Problem requirements:
The listing below should be written out exactly; please include all of it.
— start —
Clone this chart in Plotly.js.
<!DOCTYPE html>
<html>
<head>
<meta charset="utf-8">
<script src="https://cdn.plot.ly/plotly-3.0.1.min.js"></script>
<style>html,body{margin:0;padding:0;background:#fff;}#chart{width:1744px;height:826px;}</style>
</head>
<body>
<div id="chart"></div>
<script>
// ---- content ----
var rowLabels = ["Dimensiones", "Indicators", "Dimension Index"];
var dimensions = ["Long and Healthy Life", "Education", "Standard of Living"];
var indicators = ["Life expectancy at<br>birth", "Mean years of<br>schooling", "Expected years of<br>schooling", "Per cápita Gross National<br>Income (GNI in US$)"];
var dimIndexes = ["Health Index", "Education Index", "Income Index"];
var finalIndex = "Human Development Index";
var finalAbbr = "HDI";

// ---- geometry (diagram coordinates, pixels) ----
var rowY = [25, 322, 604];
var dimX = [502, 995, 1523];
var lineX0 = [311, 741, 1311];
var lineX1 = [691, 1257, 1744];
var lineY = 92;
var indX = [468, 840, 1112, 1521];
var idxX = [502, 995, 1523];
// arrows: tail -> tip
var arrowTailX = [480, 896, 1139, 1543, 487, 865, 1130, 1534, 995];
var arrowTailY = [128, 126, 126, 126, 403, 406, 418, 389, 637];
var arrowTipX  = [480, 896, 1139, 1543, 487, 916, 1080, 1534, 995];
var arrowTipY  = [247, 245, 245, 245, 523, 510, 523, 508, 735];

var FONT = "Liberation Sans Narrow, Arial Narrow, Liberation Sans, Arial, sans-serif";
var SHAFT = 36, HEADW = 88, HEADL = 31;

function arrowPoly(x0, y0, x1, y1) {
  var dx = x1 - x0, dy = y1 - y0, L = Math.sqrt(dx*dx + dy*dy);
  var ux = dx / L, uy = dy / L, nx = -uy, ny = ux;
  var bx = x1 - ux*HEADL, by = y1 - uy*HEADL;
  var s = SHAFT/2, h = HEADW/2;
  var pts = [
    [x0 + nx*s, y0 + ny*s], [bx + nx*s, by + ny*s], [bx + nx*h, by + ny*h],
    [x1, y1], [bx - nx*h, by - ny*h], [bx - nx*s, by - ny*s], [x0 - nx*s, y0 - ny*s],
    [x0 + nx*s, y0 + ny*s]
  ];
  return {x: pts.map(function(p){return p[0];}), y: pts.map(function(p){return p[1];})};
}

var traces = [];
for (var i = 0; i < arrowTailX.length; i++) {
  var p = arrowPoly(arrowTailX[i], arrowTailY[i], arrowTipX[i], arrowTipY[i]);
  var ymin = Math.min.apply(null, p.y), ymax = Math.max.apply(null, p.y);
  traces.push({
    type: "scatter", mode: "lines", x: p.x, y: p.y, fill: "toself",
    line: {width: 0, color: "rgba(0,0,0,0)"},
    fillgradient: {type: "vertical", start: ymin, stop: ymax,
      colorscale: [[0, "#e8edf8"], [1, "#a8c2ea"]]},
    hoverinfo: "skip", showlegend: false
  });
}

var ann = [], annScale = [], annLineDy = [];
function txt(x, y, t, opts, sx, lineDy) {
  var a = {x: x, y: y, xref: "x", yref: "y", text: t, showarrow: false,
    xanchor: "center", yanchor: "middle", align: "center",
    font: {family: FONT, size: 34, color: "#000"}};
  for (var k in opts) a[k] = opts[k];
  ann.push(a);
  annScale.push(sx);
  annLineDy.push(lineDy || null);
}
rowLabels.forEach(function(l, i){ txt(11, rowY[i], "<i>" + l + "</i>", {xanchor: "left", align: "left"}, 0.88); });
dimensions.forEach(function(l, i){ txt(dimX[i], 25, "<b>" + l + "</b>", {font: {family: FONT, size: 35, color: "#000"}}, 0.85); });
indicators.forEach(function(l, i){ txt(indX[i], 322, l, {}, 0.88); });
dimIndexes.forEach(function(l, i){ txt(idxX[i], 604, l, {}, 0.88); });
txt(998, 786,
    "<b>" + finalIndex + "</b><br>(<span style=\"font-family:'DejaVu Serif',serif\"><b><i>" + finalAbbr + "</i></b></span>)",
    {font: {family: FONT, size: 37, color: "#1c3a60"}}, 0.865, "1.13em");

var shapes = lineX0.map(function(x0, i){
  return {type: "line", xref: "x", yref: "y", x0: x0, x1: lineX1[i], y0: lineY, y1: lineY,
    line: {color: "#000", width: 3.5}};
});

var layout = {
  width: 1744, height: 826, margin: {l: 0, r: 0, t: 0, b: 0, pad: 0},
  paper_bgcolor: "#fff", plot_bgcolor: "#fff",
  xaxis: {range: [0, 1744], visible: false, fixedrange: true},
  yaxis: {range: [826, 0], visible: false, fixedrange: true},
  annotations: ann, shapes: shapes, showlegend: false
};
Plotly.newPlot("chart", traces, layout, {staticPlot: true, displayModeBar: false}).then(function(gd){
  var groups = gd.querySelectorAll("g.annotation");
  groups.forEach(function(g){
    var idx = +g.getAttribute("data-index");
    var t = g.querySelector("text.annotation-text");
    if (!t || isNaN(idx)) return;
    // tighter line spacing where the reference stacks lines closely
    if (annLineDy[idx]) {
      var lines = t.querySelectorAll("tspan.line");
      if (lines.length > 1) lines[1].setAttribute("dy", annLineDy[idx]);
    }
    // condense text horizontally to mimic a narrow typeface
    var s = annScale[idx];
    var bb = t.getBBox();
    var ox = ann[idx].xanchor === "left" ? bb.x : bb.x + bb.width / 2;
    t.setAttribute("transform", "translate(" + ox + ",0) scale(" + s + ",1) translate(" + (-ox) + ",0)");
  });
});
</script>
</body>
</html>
— end —
Solution for this problem:
Clone this chart in Plotly.js.
<!DOCTYPE html>
<html>
<head>
<meta charset="utf-8">
<script src="https://cdn.plot.ly/plotly-3.0.1.min.js"></script>
<style>html,body{margin:0;padding:0;background:#fff;}#chart{width:1744px;height:826px;}</style>
</head>
<body>
<div id="chart"></div>
<script>
// ---- content ----
var rowLabels = ["Dimensiones", "Indicators", "Dimension Index"];
var dimensions = ["Long and Healthy Life", "Education", "Standard of Living"];
var indicators = ["Life expectancy at<br>birth", "Mean years of<br>schooling", "Expected years of<br>schooling", "Per cápita Gross National<br>Income (GNI in US$)"];
var dimIndexes = ["Health Index", "Education Index", "Income Index"];
var finalIndex = "Human Development Index";
var finalAbbr = "HDI";

// ---- geometry (diagram coordinates, pixels) ----
var rowY = [25, 322, 604];
var dimX = [502, 995, 1523];
var lineX0 = [311, 741, 1311];
var lineX1 = [691, 1257, 1744];
var lineY = 92;
var indX = [468, 840, 1112, 1521];
var idxX = [502, 995, 1523];
// arrows: tail -> tip
var arrowTailX = [480, 896, 1139, 1543, 487, 865, 1130, 1534, 995];
var arrowTailY = [128, 126, 126, 126, 403, 406, 418, 389, 637];
var arrowTipX  = [480, 896, 1139, 1543, 487, 916, 1080, 1534, 995];
var arrowTipY  = [247, 245, 245, 245, 523, 510, 523, 508, 735];

var FONT = "Liberation Sans Narrow, Arial Narrow, Liberation Sans, Arial, sans-serif";
var SHAFT = 36, HEADW = 88, HEADL = 31;

function arrowPoly(x0, y0, x1, y1) {
  var dx = x1 - x0, dy = y1 - y0, L = Math.sqrt(dx*dx + dy*dy);
  var ux = dx / L, uy = dy / L, nx = -uy, ny = ux;
  var bx = x1 - ux*HEADL, by = y1 - uy*HEADL;
  var s = SHAFT/2, h = HEADW/2;
  var pts = [
    [x0 + nx*s, y0 + ny*s], [bx + nx*s, by + ny*s], [bx + nx*h, by + ny*h],
    [x1, y1], [bx - nx*h, by - ny*h], [bx - nx*s, by - ny*s], [x0 - nx*s, y0 - ny*s],
    [x0 + nx*s, y0 + ny*s]
  ];
  return {x: pts.map(function(p){return p[0];}), y: pts.map(function(p){return p[1];})};
}

var traces = [];
for (var i = 0; i < arrowTailX.length; i++) {
  var p = arrowPoly(arrowTailX[i], arrowTailY[i], arrowTipX[i], arrowTipY[i]);
  var ymin = Math.min.apply(null, p.y), ymax = Math.max.apply(null, p.y);
  traces.push({
    type: "scatter", mode: "lines", x: p.x, y: p.y, fill: "toself",
    line: {width: 0, color: "rgba(0,0,0,0)"},
    fillgradient: {type: "vertical", start: ymin, stop: ymax,
      colorscale: [[0, "#e8edf8"], [1, "#a8c2ea"]]},
    hoverinfo: "skip", showlegend: false
  });
}

var ann = [], annScale = [], annLineDy = [];
function txt(x, y, t, opts, sx, lineDy) {
  var a = {x: x, y: y, xref: "x", yref: "y", text: t, showarrow: false,
    xanchor: "center", yanchor: "middle", align: "center",
    font: {family: FONT, size: 34, color: "#000"}};
  for (var k in opts) a[k] = opts[k];
  ann.push(a);
  annScale.push(sx);
  annLineDy.push(lineDy || null);
}
rowLabels.forEach(function(l, i){ txt(11, rowY[i], "<i>" + l + "</i>", {xanchor: "left", align: "left"}, 0.88); });
dimensions.forEach(function(l, i){ txt(dimX[i], 25, "<b>" + l + "</b>", {font: {family: FONT, size: 35, color: "#000"}}, 0.85); });
indicators.forEach(function(l, i){ txt(indX[i], 322, l, {}, 0.88); });
dimIndexes.forEach(function(l, i){ txt(idxX[i], 604, l, {}, 0.88); });
txt(998, 786,
    "<b>" + finalIndex + "</b><br>(<span style=\"font-family:'DejaVu Serif',serif\"><b><i>" + finalAbbr + "</i></b></span>)",
    {font: {family: FONT, size: 37, color: "#1c3a60"}}, 0.865, "1.13em");

var shapes = lineX0.map(function(x0, i){
  return {type: "line", xref: "x", yref: "y", x0: x0, x1: lineX1[i], y0: lineY, y1: lineY,
    line: {color: "#000", width: 3.5}};
});

var layout = {
  width: 1744, height: 826, margin: {l: 0, r: 0, t: 0, b: 0, pad: 0},
  paper_bgcolor: "#fff", plot_bgcolor: "#fff",
  xaxis: {range: [0, 1744], visible: false, fixedrange: true},
  yaxis: {range: [826, 0], visible: false, fixedrange: true},
  annotations: ann, shapes: shapes, showlegend: false
};
Plotly.newPlot("chart", traces, layout, {staticPlot: true, displayModeBar: false}).then(function(gd){
  var groups = gd.querySelectorAll("g.annotation");
  groups.forEach(function(g){
    var idx = +g.getAttribute("data-index");
    var t = g.querySelector("text.annotation-text");
    if (!t || isNaN(idx)) return;
    // tighter line spacing where the reference stacks lines closely
    if (annLineDy[idx]) {
      var lines = t.querySelectorAll("tspan.line");
      if (lines.length > 1) lines[1].setAttribute("dy", annLineDy[idx]);
    }
    // condense text horizontally to mimic a narrow typeface
    var s = annScale[idx];
    var bb = t.getBBox();
    var ox = ann[idx].xanchor === "left" ? bb.x : bb.x + bb.width / 2;
    t.setAttribute("transform", "translate(" + ox + ",0) scale(" + s + ",1) translate(" + (-ox) + ",0)");
  });
});
</script>
</body>
</html>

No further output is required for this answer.